“In silence
A river speaks
Through artists
Who sit by her shore and listen
Or paddle quiet into her heart”
-Jim Draper
In their kayak, the world quiets down. They breathe easier, deeper than anywhere else. The cool water beneath rocks the vessel gently, and they freely turn their minds to art.
On Tuesday night, the Lufrano Intercultural Gallery welcomed another exhibition onto its walls, with artwork by Allison Watson, Paul Ladnier, Doug Eng, and Coordinator of UNF Art Galleries Jim Draper.
Matching the Lufrano gallery’s lasting theme of human condition and natural entities, A River Speaks seeks to explore the river that flows through life, and that most only view from atop a bridge.
Kamele “Oupa” Seane, director of the Intercultural Center for PEACE, experienced the flow of these southern rivers, from the St. John’s to the Ichetucknee, through the paintings and photographs at the exhibition.
“Through [the artists’] work the river speaks to me,” Seane said. “It says ‘Look at these beautiful, beautiful, beautiful rivers we have’, what can we do in order to preserve this pristine, this beauty, this part of nature?”
Draper, who is also a professor at UNF, said the purpose of this exhibition was for artists to be able to give a voice to these majestic bodies of water.
“I didn’t want it to be about me,” Draper said. “I only had one painting in it, even though it happens to be a very large painting, I wanted it to talk about artists in general. So it’s not so much about individual artists, but this things that artists do, which is speak for a river.”
Since 2015 was the Year of the River amongst the art community, these three artists combined their work to encompass different rivers across the region and convey their stories. With Watson’s artwork from the Suwanee and Ichetucknee Rivers, Ladnier’s work from the Nassau River, and Eng’s work from the St. John’s River, the artists hope that their work brings life to each river the viewers experience afterward.
As someone who visits his favorite black-water spots year after year, Draper can’t help but notice a constant in these places is change.
“I think the thing that, as an artist observing what’s going on, there are places I’ve been going to for 20 years on specific bodies of water,” Draper said. “And the interesting thing about it, as an artist not knowing anything about anything else, necessarily: nothing is ever as good as like every time you go back. It’s all diminished. And I think that’s because of the artists observing particular places, and just because we’re trained to observe not knowing anything other than the aesthetic quality of the place—we absorb what we see, and I see that it’s diminished.”
For Draper, the erosion, pollution and overuse of the rivers’ resources was a trigger to create and combine these works. Draper mentioned he revisited a site he painted 15 years ago, only to see it dirty and lackluster. However, there is always a bright side to visiting these natural beauties for the artists in the long run.
“On the other hand, there is still this regal beauty,” Draper said. “This noble beauty, and you develop this kind of relationship. When Allison and I go kayaking, we have these things, like you get in your boat and you push off from shore and you settle into the water, and you immediately do this sigh. You immediately just breathe in and breathe out. And you immediately become part of that thing that’s floating, and you kind of give yourself up to these things you’re floating in.”

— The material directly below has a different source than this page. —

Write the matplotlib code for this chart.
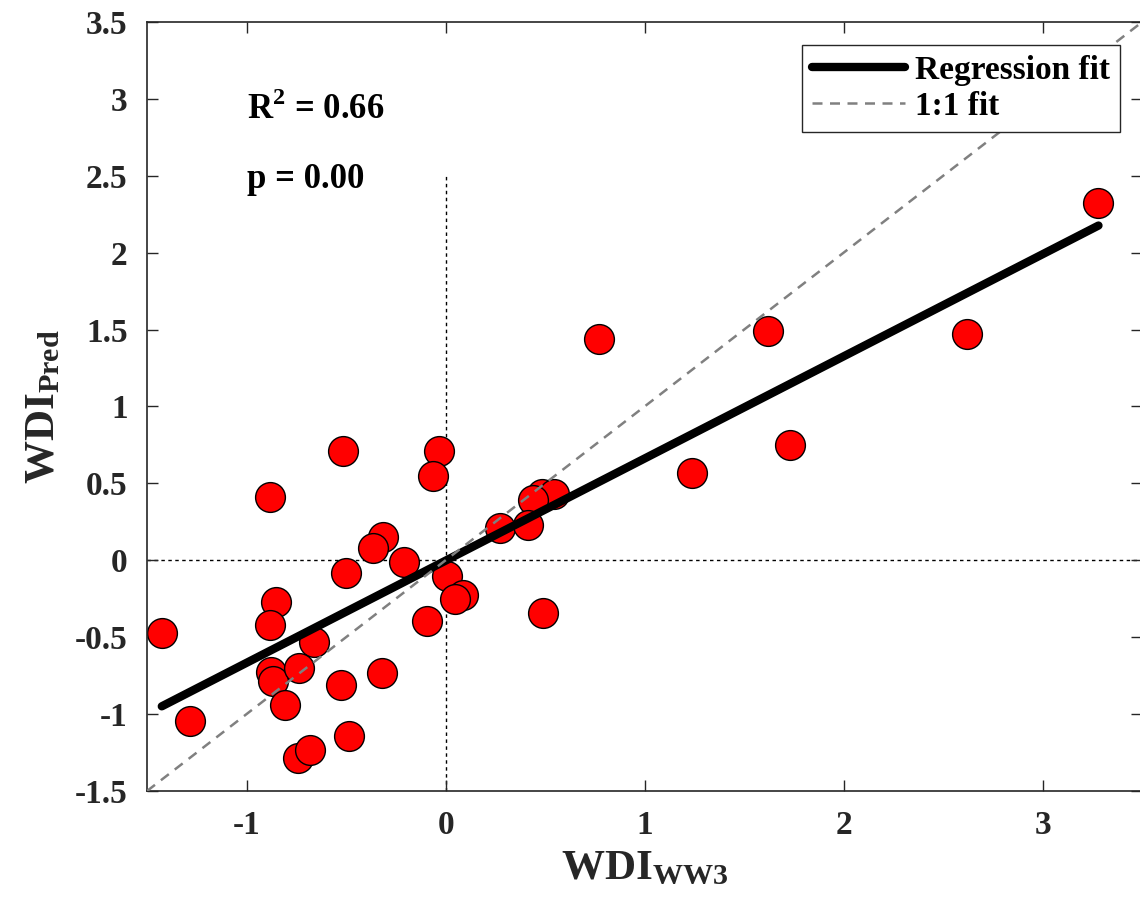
import matplotlib.pyplot as plt
import numpy as np

plt.rcParams['font.family'] = 'Liberation Serif'
plt.rcParams['font.weight'] = 'bold'
plt.rcParams['axes.unicode_minus'] = False
plt.rcParams['mathtext.fontset'] = 'custom'
plt.rcParams['mathtext.rm'] = 'Liberation Serif:bold'
plt.rcParams['mathtext.bf'] = 'Liberation Serif:bold'

# WDI from WW3 vs predicted WDI
wdi_ww3 = [3.28, 0.77, 1.62, 2.62, 1.24, 1.73,
           -0.515, -0.034, -0.065, -0.884, 0.482, 0.544, 0.44, 0.273, 0.415,
           -0.314, -0.364, -0.21, -0.503, 0.005, 0.088, 0.047, -0.096, 0.49,
           -0.854, -0.883, -1.426, -0.662, -0.876, -0.866, -0.737, -0.319,
           -0.528, -0.806, -1.285, -0.486, -0.741, -0.682]
wdi_pred = [2.32, 1.44, 1.49, 1.47, 0.57, 0.75,
            0.713, 0.711, 0.55, 0.41, 0.431, 0.429, 0.392, 0.212, 0.227,
            0.153, 0.08, -0.011, -0.085, -0.1, -0.226, -0.254, -0.397, -0.34,
            -0.273, -0.419, -0.475, -0.533, -0.724, -0.783, -0.698, -0.735,
            -0.813, -0.939, -1.043, -1.14, -1.287, -1.233]

x = np.array(wdi_ww3)
y = np.array(wdi_pred)
slope, icpt = np.polyfit(x, y, 1)
xf = np.array([x.min(), x.max()])

fig = plt.figure(figsize=(11.4, 9.08), dpi=100)
ax = fig.add_axes([0.129, 0.1289, 0.873, 0.847])

ax.plot([-1.5, 3.5], [0, 0], color='black', lw=1, linestyle=(0, (2.5, 2.5)), zorder=1)
ax.plot([0, 0], [-1.5, 2.5], color='black', lw=1, linestyle=(0, (2.5, 2.5)), zorder=1)

ax.scatter(x, y, s=460, c='red', edgecolors='black', linewidths=1, zorder=2)
ax.plot(xf, slope * xf + icpt, color='black', lw=6, solid_capstyle='round',
        label='Regression fit', zorder=3)
ax.plot([-1.5, 3.5], [-1.5, 3.5], color='gray', lw=1.8, linestyle=(0, (4, 3)),
        label='1:1 fit', zorder=3)

ax.text(-1.0, 2.87, r'R$^{\mathbf{2}}$ = 0.66', fontsize=25, fontweight='bold')
ax.text(-1.0, 2.42, 'p = 0.00', fontsize=25, fontweight='bold')

ax.set_xlim(-1.5, 3.5)
ax.set_ylim(-1.5, 3.5)
ax.set_xticks([-1, 0, 1, 2, 3])
ax.set_yticks(np.arange(-1.5, 3.51, 0.5))
ax.set_yticklabels(['-1.5', '-1', '-0.5', '0', '0.5', '1', '1.5', '2', '2.5', '3', '3.5'])
ax.tick_params(direction='in', length=8, width=1, top=True, right=True,
               labelsize=24, colors='#262626', pad=14)
for s in ax.spines.values():
    s.set_color('#262626')
    s.set_linewidth(1.2)

ax.set_xlabel(r'$\mathrm{WDI_{WW3}}$', fontsize=31, color='#262626', labelpad=6)
ax.set_ylabel(r'$\mathrm{WDI_{Pred}}$', fontsize=31, color='#262626', labelpad=8)

leg = ax.legend(loc='upper right', fontsize=24, handlelength=2.8, fancybox=False,
                edgecolor='#262626', framealpha=1, borderpad=0.3, labelspacing=0.15,
                handletextpad=0.3, borderaxespad=0, bbox_to_anchor=(0.978, 0.970))
leg.get_frame().set_linewidth(1)

fig.savefig('out.png', dpi=100)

The elements that live in these rivers: beauty, depletion, awe, all combine to create Draper’s only piece, “Cypress at Turner Bridge”, which he says is one of his best paintings he’s ever done.
Emotions that these artists receive from the natural environment flow not only through them, but through Seane as well.
“It’s just amazing how through his paintings, he will bring it right in your face,” Seane said. “Because look at that huge piece, the way he captures the roots–you feel like almost being right there in the river with him.”
As the Earth changes and morphs over time, creating beauty and destroying it, inspiring and discouraging, Draper hopes the audience of this exhibition can see through the bad contained in these rivers.
“I hope that from this exhibition people get an understanding of that these waterways are more than a resource,” Draper said. “They’re more than just this thing to be used, that they do have an ecology, that they do have a life, they’re dependent on being treated well, they do have certain rights to exist, and they’re not just a thing to be used. I think that’s probably what I want people to understand is that rivers are more than what you see from a bridge.”
The exhibition A River Speaks will be residing in the Lufrano gallery until Mar. 11, and prices for the artwork range from $150 to $24,000.